Unfortunately, I didn't even think to take a picture of my beautiful roasted chicken until after we had carved it up. So, just imagine a nicely roasted chicken with-extra browned skin, the surface lightly scattered with rosemary sprigs, cracked black pepper and pink Himalayan sea salt.

Buttery Roast Chicken

I followed a basic recipe from the New York Times Cookbook, and made some inventive changes of my own. Adding butter to the top of the chicken gives the skin a rich, brown color, while placing frozen butter under the skin allows the chicken to be basted with butter as it cooks.

One 3 to 4 lb chicken
Salt and freshly cracked black pepper
One small onion, peeled and cut into quarters
Four or 5 sprigs fresh rosemary
2 tablespoons softened butter
4 tablespoons frozen butter, cut into small pieces

An hour before starting to cook the chicken, pluck any remaining feathers, remove giblets and rinse the inside and outside; pat dry with a paper towel. Trim excess fat and neck; set aside for chicken stock, if desired. Sprinkle liberally with salt and pepper, set the chicken aside and bring to room temperature for about an hour.

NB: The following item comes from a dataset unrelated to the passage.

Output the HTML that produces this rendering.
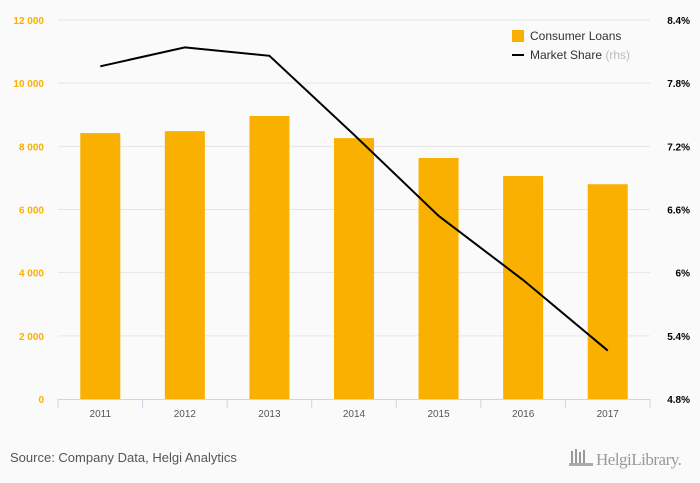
<!DOCTYPE html>
<html><head><meta charset="utf-8"><style>
body{margin:0;background:#fafafa;font-family:"Liberation Sans",sans-serif}
svg{display:block}
</style></head><body>
<svg id="c" width="700" height="483">
<text x="10" y="462" font-size="13" fill="#555">Source: Company Data, Helgi Analytics</text>
<g>
<rect x="571" y="451" width="2" height="12" fill="#999"/><rect x="575" y="449" width="2" height="14" fill="#999"/><rect x="579" y="452" width="2" height="11" fill="#999"/><rect x="583" y="450" width="2" height="13" fill="#999"/><rect x="569" y="463" width="24" height="3" fill="#aaa"/>
<text x="596" y="465" font-size="17" fill="#999" font-family="Liberation Serif, serif" letter-spacing="-0.5">HelgiLibrary.</text>
</g>
<g>
<rect x="512" y="30" width="12" height="12" fill="#f9b000"/>
<text x="530" y="40" font-size="12" fill="#333">Consumer Loans</text>
<rect x="512" y="54" width="12" height="2" fill="#000"/>
<text x="530" y="59" font-size="12" fill="#333">Market Share <tspan fill="#bbb">(rhs)</tspan></text>
</g>
</svg>
<script>
const categories=["2011","2012","2013","2014","2015","2016","2017"];
const loans=[8420,8480,8960,8260,7630,7060,6800];
const share=[7.96,8.14,8.06,7.31,6.54,5.93,5.26];
const leftTicks=[0,2000,4000,6000,8000,10000,12000];
const leftTickLabels=["0","2 000","4 000","6 000","8 000","10 000","12 000"];
const rightTicks=[4.8,5.4,6,6.6,7.2,7.8,8.4];
const rightTickLabels=["4.8%","5.4%","6%","6.6%","7.2%","7.8%","8.4%"];
const NS="http://www.w3.org/2000/svg",svg=document.getElementById("c");
const X0=58,X1=650,Y0=399,Y1=20;
const step=(X1-X0)/categories.length;
const xc=i=>X0+step*(i+0.5);
const yL=v=>Y0-(v/12000)*(Y0-Y1);
const yR=v=>Y0-((v-4.8)/3.6)*(Y0-Y1);
function mk(t,a,txt){const e=document.createElementNS(NS,t);for(const k in a)e.setAttribute(k,a[k]);if(txt!==undefined)e.textContent=txt;svg.appendChild(e);return e;}
leftTicks.forEach((v,i)=>{
 if(i>0){const g=mk("line",{x1:X0,x2:X1,y1:yL(v),y2:yL(v),stroke:"#e6e6e6"});
 
 }
 const t=mk("text",{x:44,y:yL(v)+4,"text-anchor":"end","font-size":"10",fill:"#f9b000","font-weight":"bold"},leftTickLabels[i]);
 
 
});
rightTicks.forEach((v,i)=>{
 const t=mk("text",{x:690,y:yR(v)+4,"text-anchor":"end","font-size":"10",fill:"#000","font-weight":"bold"},rightTickLabels[i]);
 
 
});
categories.forEach((c,i)=>{
 const b=mk("rect",{x:xc(i)-20,y:yL(loans[i]),width:40,height:Y0-yL(loans[i]),fill:"#f9b000"});
 
 
 const t=mk("text",{x:xc(i),y:417,"text-anchor":"middle","font-size":"10",fill:"#555"},c);
 
 
});
const ax=mk("line",{x1:X0,x2:X1,y1:Y0+0.5,y2:Y0+0.5,stroke:"#ccd6eb"});


for(let i=0;i<=categories.length;i++){
 const tk=mk("line",{x1:X0+step*i,x2:X0+step*i,y1:Y0,y2:Y0+9,stroke:"#ccd6eb"});
 
 
}
const p=mk("polyline",{points:share.map((v,i)=>xc(i)+","+yR(v)).join(" "),fill:"none",stroke:"#000","stroke-width":"2"});


</script>
</body></html>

Preheat the oven to 350 degrees F. Place the onion and most of the rosemary inside the cavity of the chicken. Remove the rest of the rosemary from the stem, reserve. Using fingers, gently lift the skin from the top of the chicken. Slide the frozen butter inside and distribute evenly. Rub the softened butter over the skin of the chicken, and sprinkle with the reserved rosemary.

Bake the chicken for 18 to 20 minutes per pound, about 1 1/4 hours. Every 20 minutes to half an hour, baste the chicken with the pan juices. Towards the end of the cooking time, begin to check for doneness by moving the leg of chicken up and down. If it moves easily, the chicken is done.